• [Material]:
-- Begin --
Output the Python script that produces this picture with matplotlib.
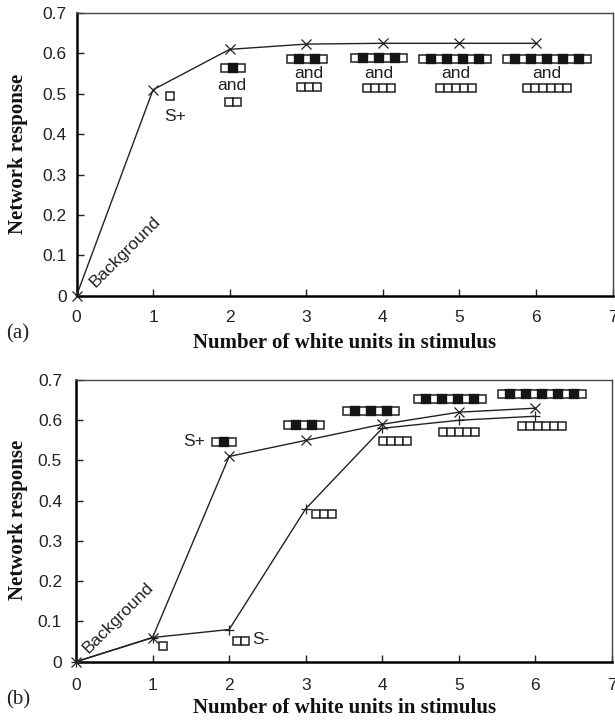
import matplotlib
matplotlib.use("Agg")
import matplotlib.pyplot as plt
from matplotlib.patches import Rectangle

units = [0, 1, 2, 3, 4, 5, 6]
resp_a = [0, 0.51, 0.61, 0.623, 0.625, 0.625, 0.625]
resp_b_plus = [0, 0.06, 0.51, 0.55, 0.59, 0.62, 0.63]
resp_b_minus = [0, 0.06, 0.08, 0.38, 0.58, 0.60, 0.61]

x_ticks = [0, 1, 2, 3, 4, 5, 6, 7]
y_ticks = [0, 0.1, 0.2, 0.3, 0.4, 0.5, 0.6, 0.7]
y_labels = ["0", "0.1", "0.2", "0.3", "0.4", "0.5", "0.6", "0.7"]

W, H = 615, 720
SANS = "Liberation Sans"
SERIF = "Liberation Serif"


def draw_strip(ax, xc, yc, n, alternate=True):
    """Row of n small squares centred on (xc, yc), every second one black if alternate."""
    uw = 8.0 / 76.5
    uh = 8.0 / 403.0
    left = xc - n * uw / 2
    for i in range(n):
        black = alternate and i % 2 == 1
        ax.add_patch(Rectangle((left + i * uw, yc - uh / 2), uw, uh,
                               facecolor="#151515" if black else "white",
                               edgecolor="#151515" if black else "#222222",
                               linewidth=1.7 if black else 1.1,
                               zorder=5 if black else 4))


def setup_axes(px_left, px_right, px_top, px_bottom, xpad, ypad):
    ax = fig.add_axes([px_left / W, 1 - px_bottom / H,
                       (px_right - px_left) / W, (px_bottom - px_top) / H])
    ax.set_xlim(0, 7)
    ax.set_ylim(0, 0.7)
    ax.set_xticks(x_ticks)
    ax.set_yticks(y_ticks)
    ax.set_yticklabels(y_labels)
    ax.tick_params(direction="in", length=5, width=1, color="#222222",
                   labelsize=12.5, labelcolor="#222222")
    ax.tick_params(axis="x", pad=xpad)
    ax.tick_params(axis="y", pad=ypad)
    for lab in ax.get_xticklabels() + ax.get_yticklabels():
        lab.set_family(SANS)
    ax.spines["left"].set_linewidth(1.8)
    ax.spines["bottom"].set_linewidth(1.8)
    ax.spines["top"].set_linewidth(1)
    ax.spines["right"].set_linewidth(1)
    ax.spines["top"].set_color("#444444")
    ax.spines["right"].set_color("#444444")
    return ax


def note(ax, x, y, s, rotation=0):
    ax.text(x, y, s, family=SANS, fontsize=12.5, color="#222222", rotation=rotation,
            ha="center", va="center", zorder=6)


fig = plt.figure(figsize=(W / 100, H / 100), dpi=100)

# panel (a)
ax = setup_axes(76.5, 612.5, 13, 295.7, 10, 7)
ax.plot(units, resp_a, color="#222222", lw=1, marker="x", ms=6.5, mew=0.9,
        mfc="none", clip_on=False, zorder=3)

note(ax, 0.63, 0.108, "Background", rotation=45)
draw_strip(ax, 1.22, 0.494, 1)
note(ax, 1.29, 0.443, "S+")

draw_strip(ax, 2.04, 0.565, 3)
note(ax, 2.03, 0.52, "and")
draw_strip(ax, 2.04, 0.479, 2, alternate=False)

draw_strip(ax, 3.01, 0.586, 5)
note(ax, 3.03, 0.549, "and")
draw_strip(ax, 3.03, 0.517, 3, alternate=False)

draw_strip(ax, 3.95, 0.589, 7)
note(ax, 3.95, 0.551, "and")
draw_strip(ax, 3.95, 0.515, 4, alternate=False)

draw_strip(ax, 4.94, 0.587, 9)
note(ax, 4.95, 0.551, "and")
draw_strip(ax, 4.95, 0.514, 5, alternate=False)

draw_strip(ax, 6.14, 0.586, 11)
note(ax, 6.14, 0.551, "and")
draw_strip(ax, 6.14, 0.515, 6, alternate=False)

# panel (b)
ax = setup_axes(76, 612, 380, 661.7, 11.5, 10)
ax.plot(units, resp_b_plus, color="#222222", lw=1, marker="x", ms=6.5, mew=0.9,
        mfc="none", clip_on=False, zorder=3)
ax.plot(units, resp_b_minus, color="#222222", lw=1, marker="+", ms=6.5, mew=0.9,
        clip_on=False, zorder=3)

note(ax, 0.55, 0.11, "Background", rotation=45)
draw_strip(ax, 1.14, 0.039, 1)
draw_strip(ax, 2.15, 0.052, 2, alternate=False)
note(ax, 2.42, 0.054, "S-")
note(ax, 1.54, 0.548, "S+")
draw_strip(ax, 1.93, 0.546, 3)
draw_strip(ax, 2.98, 0.588, 5)
draw_strip(ax, 3.24, 0.367, 3, alternate=False)
draw_strip(ax, 3.85, 0.623, 7)
draw_strip(ax, 4.17, 0.548, 4, alternate=False)
draw_strip(ax, 4.88, 0.653, 9)
draw_strip(ax, 5.0, 0.572, 5, alternate=False)
draw_strip(ax, 6.09, 0.666, 11)
draw_strip(ax, 6.08, 0.585, 6, alternate=False)

# labels outside the axes
for px, py, s, rot in [(18, 154, "Network response", 90),
                       (18, 520, "Network response", 90),
                       (345, 343, "Number of white units in stimulus", 0),
                       (345, 708, "Number of white units in stimulus", 0)]:
    fig.text(px / W, 1 - py / H, s, family=SERIF, fontweight="bold", fontsize=15,
             color="#111111", rotation=rot, ha="center", va="center")

fig.text(18 / W, 1 - 334 / H, "(a)", family=SERIF, fontsize=15, color="#222222",
         ha="center", va="center")
fig.text(18 / W, 1 - 700 / H, "(b)", family=SERIF, fontsize=15, color="#222222",
         ha="center", va="center")

fig.savefig("out.png", dpi=100)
-- End --
Copy the data exactly. Any picture it contains is to be omitted.

Output the Python script that produces this picture with matplotlib.
import matplotlib
matplotlib.use("Agg")
import matplotlib.pyplot as plt
from matplotlib.patches import Rectangle

units = [0, 1, 2, 3, 4, 5, 6]
resp_a = [0, 0.51, 0.61, 0.623, 0.625, 0.625, 0.625]
resp_b_plus = [0, 0.06, 0.51, 0.55, 0.59, 0.62, 0.63]
resp_b_minus = [0, 0.06, 0.08, 0.38, 0.58, 0.60, 0.61]

x_ticks = [0, 1, 2, 3, 4, 5, 6, 7]
y_ticks = [0, 0.1, 0.2, 0.3, 0.4, 0.5, 0.6, 0.7]
y_labels = ["0", "0.1", "0.2", "0.3", "0.4", "0.5", "0.6", "0.7"]

W, H = 615, 720
SANS = "Liberation Sans"
SERIF = "Liberation Serif"


def draw_strip(ax, xc, yc, n, alternate=True):
    """Row of n small squares centred on (xc, yc), every second one black if alternate."""
    uw = 8.0 / 76.5
    uh = 8.0 / 403.0
    left = xc - n * uw / 2
    for i in range(n):
        black = alternate and i % 2 == 1
        ax.add_patch(Rectangle((left + i * uw, yc - uh / 2), uw, uh,
                               facecolor="#151515" if black else "white",
                               edgecolor="#151515" if black else "#222222",
                               linewidth=1.7 if black else 1.1,
                               zorder=5 if black else 4))


def setup_axes(px_left, px_right, px_top, px_bottom, xpad, ypad):
    ax = fig.add_axes([px_left / W, 1 - px_bottom / H,
                       (px_right - px_left) / W, (px_bottom - px_top) / H])
    ax.set_xlim(0, 7)
    ax.set_ylim(0, 0.7)
    ax.set_xticks(x_ticks)
    ax.set_yticks(y_ticks)
    ax.set_yticklabels(y_labels)
    ax.tick_params(direction="in", length=5, width=1, color="#222222",
                   labelsize=12.5, labelcolor="#222222")
    ax.tick_params(axis="x", pad=xpad)
    ax.tick_params(axis="y", pad=ypad)
    for lab in ax.get_xticklabels() + ax.get_yticklabels():
        lab.set_family(SANS)
    ax.spines["left"].set_linewidth(1.8)
    ax.spines["bottom"].set_linewidth(1.8)
    ax.spines["top"].set_linewidth(1)
    ax.spines["right"].set_linewidth(1)
    ax.spines["top"].set_color("#444444")
    ax.spines["right"].set_color("#444444")
    return ax


def note(ax, x, y, s, rotation=0):
    ax.text(x, y, s, family=SANS, fontsize=12.5, color="#222222", rotation=rotation,
            ha="center", va="center", zorder=6)


fig = plt.figure(figsize=(W / 100, H / 100), dpi=100)

# panel (a)
ax = setup_axes(76.5, 612.5, 13, 295.7, 10, 7)
ax.plot(units, resp_a, color="#222222", lw=1, marker="x", ms=6.5, mew=0.9,
        mfc="none", clip_on=False, zorder=3)

note(ax, 0.63, 0.108, "Background", rotation=45)
draw_strip(ax, 1.22, 0.494, 1)
note(ax, 1.29, 0.443, "S+")

draw_strip(ax, 2.04, 0.565, 3)
note(ax, 2.03, 0.52, "and")
draw_strip(ax, 2.04, 0.479, 2, alternate=False)

draw_strip(ax, 3.01, 0.586, 5)
note(ax, 3.03, 0.549, "and")
draw_strip(ax, 3.03, 0.517, 3, alternate=False)

draw_strip(ax, 3.95, 0.589, 7)
note(ax, 3.95, 0.551, "and")
draw_strip(ax, 3.95, 0.515, 4, alternate=False)

draw_strip(ax, 4.94, 0.587, 9)
note(ax, 4.95, 0.551, "and")
draw_strip(ax, 4.95, 0.514, 5, alternate=False)

draw_strip(ax, 6.14, 0.586, 11)
note(ax, 6.14, 0.551, "and")
draw_strip(ax, 6.14, 0.515, 6, alternate=False)

# panel (b)
ax = setup_axes(76, 612, 380, 661.7, 11.5, 10)
ax.plot(units, resp_b_plus, color="#222222", lw=1, marker="x", ms=6.5, mew=0.9,
        mfc="none", clip_on=False, zorder=3)
ax.plot(units, resp_b_minus, color="#222222", lw=1, marker="+", ms=6.5, mew=0.9,
        clip_on=False, zorder=3)

note(ax, 0.55, 0.11, "Background", rotation=45)
draw_strip(ax, 1.14, 0.039, 1)
draw_strip(ax, 2.15, 0.052, 2, alternate=False)
note(ax, 2.42, 0.054, "S-")
note(ax, 1.54, 0.548, "S+")
draw_strip(ax, 1.93, 0.546, 3)
draw_strip(ax, 2.98, 0.588, 5)
draw_strip(ax, 3.24, 0.367, 3, alternate=False)
draw_strip(ax, 3.85, 0.623, 7)
draw_strip(ax, 4.17, 0.548, 4, alternate=False)
draw_strip(ax, 4.88, 0.653, 9)
draw_strip(ax, 5.0, 0.572, 5, alternate=False)
draw_strip(ax, 6.09, 0.666, 11)
draw_strip(ax, 6.08, 0.585, 6, alternate=False)

# labels outside the axes
for px, py, s, rot in [(18, 154, "Network response", 90),
                       (18, 520, "Network response", 90),
                       (345, 343, "Number of white units in stimulus", 0),
                       (345, 708, "Number of white units in stimulus", 0)]:
    fig.text(px / W, 1 - py / H, s, family=SERIF, fontweight="bold", fontsize=15,
             color="#111111", rotation=rot, ha="center", va="center")

fig.text(18 / W, 1 - 334 / H, "(a)", family=SERIF, fontsize=15, color="#222222",
         ha="center", va="center")
fig.text(18 / W, 1 - 700 / H, "(b)", family=SERIF, fontsize=15, color="#222222",
         ha="center", va="center")

fig.savefig("out.png", dpi=100)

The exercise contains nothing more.